## Start

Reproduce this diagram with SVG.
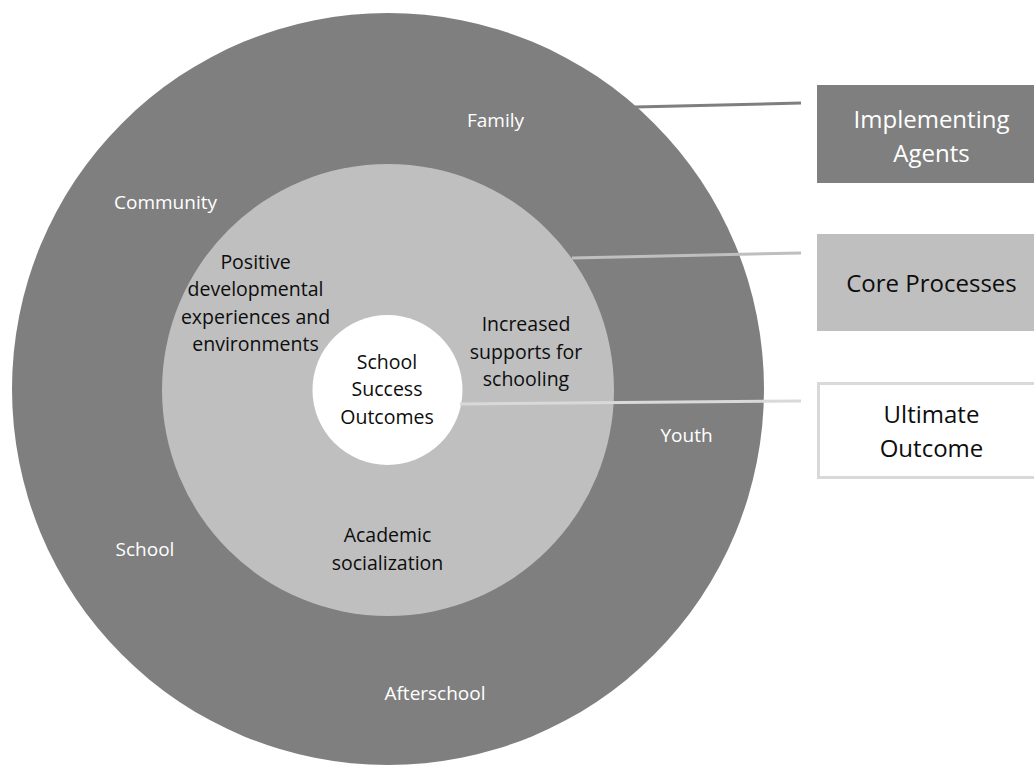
<svg xmlns="http://www.w3.org/2000/svg" width="1034" height="765" viewBox="0 0 1034 765">
  <style>
    text { font-family: "Open Sans", "Noto Sans", "DejaVu Sans", sans-serif; text-anchor: middle; }
    .ring { font-size: 19px; fill: #ffffff; }
    .body { font-size: 19.5px; fill: #0d0d0d; }
    .legend { font-size: 24px; }
    .dark { fill: #7f7f7f; }
    .light { fill: #bfbfbf; }
    .conn { fill: none; stroke-width: 3; stroke-linecap: butt; }
  </style>
  <rect x="0" y="0" width="1034" height="765" fill="#ffffff"/>

  <g id="implementing-agents-ring">
    <circle class="dark" cx="388" cy="389" r="376"/>
    <text class="ring" x="495.5" y="126.5">Family</text>
    <text class="ring" x="165.5" y="208.5">Community</text>
    <text class="ring" x="145" y="555.5">School</text>
    <text class="ring" x="435" y="699.5">Afterschool</text>
    <text class="ring" x="686.5" y="441.5">Youth</text>
  </g>

  <g id="core-processes-ring">
    <circle class="light" cx="388" cy="390" r="226"/>
    <text class="body" x="255.5" y="268.5">Positive</text>
    <text class="body" x="255.5" y="296">developmental</text>
    <text class="body" x="255.5" y="323.5">experiences and</text>
    <text class="body" x="255.5" y="351">environments</text>
    <text class="body" x="526" y="331">Increased</text>
    <text class="body" x="526" y="358.5">supports for</text>
    <text class="body" x="526" y="385.5">schooling</text>
    <text class="body" x="387.5" y="541.5">Academic</text>
    <text class="body" x="387.5" y="570">socialization</text>
  </g>

  <g id="school-success-outcomes">
    <circle cx="387.5" cy="390" r="75" fill="#ffffff"/>
    <text class="body" x="387" y="368.5">School</text>
    <text class="body" x="387" y="396">Success</text>
    <text class="body" x="387" y="423.5">Outcomes</text>
  </g>

  <g id="connectors">
    <line class="conn" x1="635" y1="107" x2="801" y2="103" stroke="#7f7f7f"/>
    <line class="conn" x1="572" y1="258" x2="801" y2="253" stroke="#bfbfbf"/>
    <line class="conn" x1="460" y1="404" x2="801" y2="401" stroke="#d9d9d9"/>
  </g>

  <g id="legend-implementing-agents">
    <rect class="dark" x="817" y="85" width="217" height="98"/>
    <text class="legend" x="931.5" y="128" fill="#ffffff">Implementing</text>
    <text class="legend" x="931.5" y="162" fill="#ffffff">Agents</text>
  </g>

  <g id="legend-core-processes">
    <rect class="light" x="817" y="234" width="217" height="97"/>
    <text class="legend" x="931.5" y="292" fill="#0d0d0d">Core Processes</text>
  </g>

  <g id="legend-ultimate-outcome">
    <rect x="818.5" y="383.5" width="215.5" height="94" fill="#ffffff"/>
    <path d="M1034,383.5 H818.5 V477.5 H1034" fill="none" stroke="#d9d9d9" stroke-width="3"/>
    <text class="legend" x="931.5" y="422.5" fill="#0d0d0d">Ultimate</text>
    <text class="legend" x="931.5" y="456.5" fill="#0d0d0d">Outcome</text>
  </g>
</svg>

## End

Leaving out the pictures, repeat the data above exactly.

Reproduce this diagram with SVG.
<svg xmlns="http://www.w3.org/2000/svg" width="1034" height="765" viewBox="0 0 1034 765">
  <style>
    text { font-family: "Open Sans", "Noto Sans", "DejaVu Sans", sans-serif; text-anchor: middle; }
    .ring { font-size: 19px; fill: #ffffff; }
    .body { font-size: 19.5px; fill: #0d0d0d; }
    .legend { font-size: 24px; }
    .dark { fill: #7f7f7f; }
    .light { fill: #bfbfbf; }
    .conn { fill: none; stroke-width: 3; stroke-linecap: butt; }
  </style>
  <rect x="0" y="0" width="1034" height="765" fill="#ffffff"/>

  <g id="implementing-agents-ring">
    <circle class="dark" cx="388" cy="389" r="376"/>
    <text class="ring" x="495.5" y="126.5">Family</text>
    <text class="ring" x="165.5" y="208.5">Community</text>
    <text class="ring" x="145" y="555.5">School</text>
    <text class="ring" x="435" y="699.5">Afterschool</text>
    <text class="ring" x="686.5" y="441.5">Youth</text>
  </g>

  <g id="core-processes-ring">
    <circle class="light" cx="388" cy="390" r="226"/>
    <text class="body" x="255.5" y="268.5">Positive</text>
    <text class="body" x="255.5" y="296">developmental</text>
    <text class="body" x="255.5" y="323.5">experiences and</text>
    <text class="body" x="255.5" y="351">environments</text>
    <text class="body" x="526" y="331">Increased</text>
    <text class="body" x="526" y="358.5">supports for</text>
    <text class="body" x="526" y="385.5">schooling</text>
    <text class="body" x="387.5" y="541.5">Academic</text>
    <text class="body" x="387.5" y="570">socialization</text>
  </g>

  <g id="school-success-outcomes">
    <circle cx="387.5" cy="390" r="75" fill="#ffffff"/>
    <text class="body" x="387" y="368.5">School</text>
    <text class="body" x="387" y="396">Success</text>
    <text class="body" x="387" y="423.5">Outcomes</text>
  </g>

  <g id="connectors">
    <line class="conn" x1="635" y1="107" x2="801" y2="103" stroke="#7f7f7f"/>
    <line class="conn" x1="572" y1="258" x2="801" y2="253" stroke="#bfbfbf"/>
    <line class="conn" x1="460" y1="404" x2="801" y2="401" stroke="#d9d9d9"/>
  </g>

  <g id="legend-implementing-agents">
    <rect class="dark" x="817" y="85" width="217" height="98"/>
    <text class="legend" x="931.5" y="128" fill="#ffffff">Implementing</text>
    <text class="legend" x="931.5" y="162" fill="#ffffff">Agents</text>
  </g>

  <g id="legend-core-processes">
    <rect class="light" x="817" y="234" width="217" height="97"/>
    <text class="legend" x="931.5" y="292" fill="#0d0d0d">Core Processes</text>
  </g>

  <g id="legend-ultimate-outcome">
    <rect x="818.5" y="383.5" width="215.5" height="94" fill="#ffffff"/>
    <path d="M1034,383.5 H818.5 V477.5 H1034" fill="none" stroke="#d9d9d9" stroke-width="3"/>
    <text class="legend" x="931.5" y="422.5" fill="#0d0d0d">Ultimate</text>
    <text class="legend" x="931.5" y="456.5" fill="#0d0d0d">Outcome</text>
  </g>
</svg>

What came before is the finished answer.